Let's not forget the strange mix of conspiracy theories, extreme right-wing views, and anti-colonialism, like Dieudonné.


Absolutely! But my (very implicit) point of substance is that for a US ambassador to declare fatwa NOW rather than at about 2000 points in the past, also not forgetting deep historical American institutional antisemitism, it's just bizarre. It's opportunist political theatre.


I don't think it's bizarre; I think there's been a step function in overt antisemitism in Europe, which is what he's seizing on. That he's an awful and ineffective messenger for that concern shouldn't blind us to the legitimacy of the underlying claim.


There has indeed been a step function. Fuelled from Russia and Iran amongst others. For example, Australia has just expelled the Iranian ambassador (the first expulsion of diplomats since WWII) for paying criminals to firebomb synagogues.

France's problems are a function both of history, and push politics. Some of it is endogenous, some of it is externally driven. I have no doubt the same is true in Germany, Netherlands, the UK. Sure, an underlying mass migration pressure is feeding this, but many of the migrants in france pass through, seeking better times in the UK. The ones who stay, are in the main francophone, and appear to bring with them weaker guard lines against radicalism.

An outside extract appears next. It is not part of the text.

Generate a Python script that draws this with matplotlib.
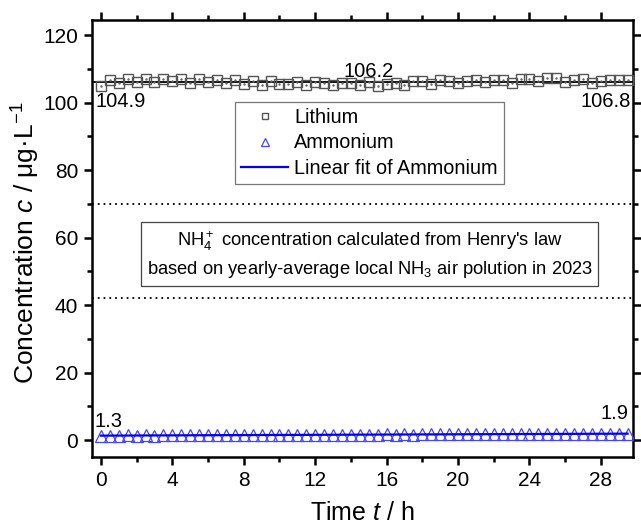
import numpy as np
import matplotlib
matplotlib.use("Agg")
import matplotlib.pyplot as plt
from matplotlib.ticker import MultipleLocator

plt.rcParams['font.family'] = ['Liberation Sans', 'DejaVu Sans']
plt.rcParams['mathtext.fontset'] = 'custom'
plt.rcParams['mathtext.rm'] = 'Liberation Sans'
plt.rcParams['mathtext.it'] = 'Liberation Sans:italic'
plt.rcParams['mathtext.bf'] = 'Liberation Sans:bold'

# ---- data ----
time_h = np.arange(0, 30, 0.5)
lithium = [104.9, 106.6, 105.9, 106.9, 106.2, 107.1, 106.0, 107.0, 106.3, 106.9,
           105.8, 107.0, 106.2, 106.7, 105.7, 106.6, 105.6, 106.3, 105.3, 106.4,
           105.6, 105.4, 106.2, 105.3, 106.1, 105.7, 105.3, 105.7, 105.9, 105.2,
           106.2, 105.0, 105.5, 105.9, 105.3, 106.3, 106.3, 105.6, 106.6, 106.5,
           105.8, 106.3, 106.7, 106.0, 106.8, 106.7, 105.9, 106.9, 107.1, 106.3,
           107.2, 107.3, 106.2, 106.8, 107.0, 105.7, 106.5, 106.6, 106.6, 106.8]
ammonium = [1.3, 1.35, 1.3, 1.4, 1.35, 1.4, 1.35, 1.45, 1.4, 1.45,
            1.4, 1.45, 1.5, 1.45, 1.5, 1.5, 1.45, 1.55, 1.5, 1.55,
            1.5, 1.55, 1.6, 1.55, 1.6, 1.55, 1.6, 1.65, 1.6, 1.65,
            1.6, 1.65, 1.7, 1.65, 1.7, 1.65, 1.7, 1.75, 1.7, 1.75,
            1.7, 1.75, 1.8, 1.75, 1.8, 1.75, 1.8, 1.85, 1.8, 1.85,
            1.8, 1.85, 1.9, 1.85, 1.9, 1.85, 1.9, 1.9, 1.85, 1.9]
henry_band = [42, 70]
lithium_labels = [(0, '104.9'), (15, '106.2'), (29.5, '106.8')]
ammonium_labels = [(0, '1.3'), (29.5, '1.9')]
lithium_level = 106.2

fig = plt.figure(figsize=(6.41, 5.27), dpi=100)
ax = fig.add_axes([0.1435, 0.1328, 0.8440, 0.8292])

# lithium mean line
ax.axhline(lithium_level, color='black', lw=1.3, zorder=2)
# lithium squares
ax.plot(time_h, lithium, ls='none', marker='s', ms=7.5, mfc='none', mec='#555555',
        mew=1.0, label='Lithium', zorder=3)
ax.plot(time_h, lithium, ls='none', marker='.', ms=1.5, color='#666666', zorder=3)

# ammonium
ax.plot(time_h, ammonium, ls='none', marker='^', ms=8.5, mfc='none', mec='#4444ff',
        mew=0.9, label='Ammonium', zorder=3)
coef = np.polyfit(time_h, ammonium, 1)
ax.plot(time_h, np.polyval(coef, time_h), color='#0000ee', lw=1.6,
        label='Linear fit of Ammonium', zorder=4)

# Henry's law band
for yv in henry_band:
    ax.axhline(yv, color='black', ls=(0, (1, 2.2)), lw=1.3, zorder=1)
ax.text(15.05, np.mean(henry_band) - 1.0,
        "NH$_4^+$ concentration calculated from Henry's law\n"
        "based on yearly-average local NH$_3$ air polution in 2023",
        ha='center', va='center', fontsize=13.2, linespacing=1.45,
        bbox=dict(boxstyle='square,pad=0.3', fc='white', ec='#444444', lw=0.9))

# value labels
ax.text(-0.3, 100.5, lithium_labels[0][1], ha='left', va='center', fontsize=14.5)
ax.text(lithium_labels[1][0], 109.3, lithium_labels[1][1], ha='center', va='center', fontsize=14.5)
ax.text(29.7, 100.5, lithium_labels[2][1], ha='right', va='center', fontsize=14.5)
ax.text(-0.35, 5.6, ammonium_labels[0][1], ha='left', va='center', fontsize=14.5)
ax.text(29.55, 8.0, ammonium_labels[1][1], ha='right', va='center', fontsize=14.5)

ax.set_xlim(-0.5, 29.8)
ax.set_ylim(-5, 124.5)
ax.xaxis.set_major_locator(MultipleLocator(4))
ax.xaxis.set_minor_locator(MultipleLocator(2))
ax.yaxis.set_major_locator(MultipleLocator(20))
ax.yaxis.set_minor_locator(MultipleLocator(10))
ax.tick_params(which='both', direction='out', top=True, right=True,
               labeltop=False, labelright=False, width=1.8, labelsize=15)
ax.tick_params(which='major', length=6, pad=4)
ax.tick_params(which='minor', length=3.5)
for s in ax.spines.values():
    s.set_linewidth(1.8)

ax.set_xlabel('Time $t$ / h', fontsize=18, labelpad=8)
ax.set_ylabel('Concentration $c$ / μg·L$^{-1}$', fontsize=19)
ax.yaxis.set_label_coords(-0.092, 0.49)

leg = ax.legend(loc='upper left', bbox_to_anchor=(0.264, 0.812), fontsize=14.3,
                frameon=True, fancybox=False, edgecolor='#777777', framealpha=1,
                markerscale=0.6, handlelength=2.4, handletextpad=0.3,
                labelspacing=0.32, borderpad=0.3, borderaxespad=0)
leg.get_frame().set_linewidth(0.9)

fig.savefig('out.png', dpi=100)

Thats a huge bummer.

He isn't signalling this because of conviction, he's signalling this because his government wants him to, to continue to back the Netenyahu government. I wouldn't cease trade or relations with France or any EU country on these grounds, its a political dispute about recognition of Palestine, not a statement for or against antisemitism.

You know, and I know, after this evil war ends, Netenyahu is in big domestic trouble. There will probably be another weak, rightist dominated government but the court system will catch up with Bibi. Now .. what does that parallel in the USA?


Right, nothing I'm saying is in any way intended to validate what the ambassador is doing.


there has been antisemitism historically all over Christendom and Islamdom (in a similar way to the Jews of Jewdom declaring themselves God's chosen people). Viewed in that context, it's an error to describe American antisemitism as deep, it was always shallower than all the rest. As a result, America has a proportionately very high Jewish population, and with the 20th century decline of "class based" discrimination (generally in the form of WASP-control of social institutions) Jews in the US have flourished and appear at very high rates throughout the knowledge economy meritocracy.